A cruz de Cristo e a nossa cruz

Dom Adelar Baruffi – Bispo de Cruz Alta

As palavras de Jesus que convida os discípulos a segui-lo ressoam de maneira especial nestes dias que nos aproximamos da celebração da sua Paixão, Morte e Ressurreição: “Se alguém quer me seguir, renuncie a si mesmo, tome sua cruz cada dia, e siga-me” (Lc 9,23). A vida cristã é via crucis, iluminada pela luz da Ressurreição. Já compreendeu assim Paulo, quando expressou seu desejo de uma vida totalmente identificada com Cristo e, chegando ao extremo de “tornar-me semelhante a ele em sua morte” (Fl 3,10). A cruz não foi somente um “fim trágico” da vida de Jesus, mas a acompanhou durante toda a sua vida, como ele próprio anunciou aos seus discípulos, por três vezes: “O Filho do Homem deve sofrer muito, ser rejeitado pelos anciãos, pelos chefes dos sacerdotes e doutores da Lei, deve ser morto, e ressuscitar depois de três dias” (Mc 8,31). Pelos evangelhos podemos ver claramente a crescente oposição que Jesus encontrou da parte dos que tramaram sua morte. A cruz do Nazareno revela, ao mesmo tempo, a violência que foi descarregada sobre ele e o amor intenso que nele estava sempre presente.

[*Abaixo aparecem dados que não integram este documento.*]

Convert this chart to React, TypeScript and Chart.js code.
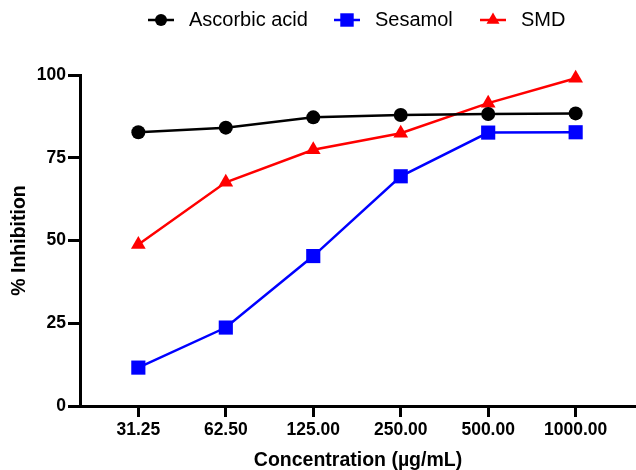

Na cruz, o pecado do mundo se evidencia, se escancara. Ela é, claramente, a consequência do mal pensado, orquestrado, com interesses.  Cada vez que contemplamos o Crucificado nos é recordada a injustiça humana, que mata o inocente. O pecado que se revelou na morte de Jesus, continua presente e se tornou um poder que governa as estruturas da sociedade humana.  Por isso, a paixão de Cristo revela a paixão do mundo, que continua na história: migrações forçadas, refugiados de guerras, sistema político-econômico que exclui e mata, projetos que desejam tirar os direitos dos menos favorecidos, indiferença diante do sofrimento do outro, crescente ódio ao invés do diálogo, violência familiar, violência no trânsito, projetos para descriminalizar a morte de indefesos no ventre materno, situação caótica das penitenciárias, depredação do meio ambiente, sem contar os pecados e violências pessoais.

Porém, o que torna a morte de Jesus na cruz uma boa notícia é o modo como Ele a viveu. O que Jesus realizou na cruz é o resumo de sua vida. Em primeiro lugar, a resiliência, a persistência de Jesus diante da provação, do sofrimento, permanecendo fiel até o fim. Nossa geração precisa aprender o valor da perseverança e que o sofrimento, quando é consequência de uma opção de vida e de valores, tem sua razão de ser e faz parte da vida. Não esmorecer diante das dificuldades da vida. Em segundo lugar, a morte de Jesus na cruz estabelece um fato marcante para toda a história da humanidade: o ódio e a violência foram superados pelo amor; o círculo vicioso do mal foi vencido pelo bem. É possível amar e fazer o bem mesmo diante do mal. A cruz revela o que Jesus fez durante toda sua vida: perdoar. Conservou até o fim seu amor perdoador. Ao contemplar o Crucificado vemos que, em Jesus, Deus nos perdoa. Sua morte é redentora. Solidariamente, carregou o peso de nosso mal, nosso pecado e, assim, “pelas suas chagas fomos curados” (Is 53,5). Também, o Crucificado soube transformar a morte violenta que lhe foi imposta num ato de entrega. Fez de sua vida uma entrega ao Pai. Entrega-se totalmente ao Pai e a nós, atingindo sua perfeição na cruz. O modo como viveu e morreu mostra-nos que a chave da vida está na entrega de si.

Enfim, é preciso deixar que o amor curador do Crucificado alcance nossa vida e nos transforme em construtores do bem, da vida, como “fonte de água que jorra para a vida eterna” (Jo 4,14). Somos abraçados e envolvidos pelos braços abertos de Cristo na cruz.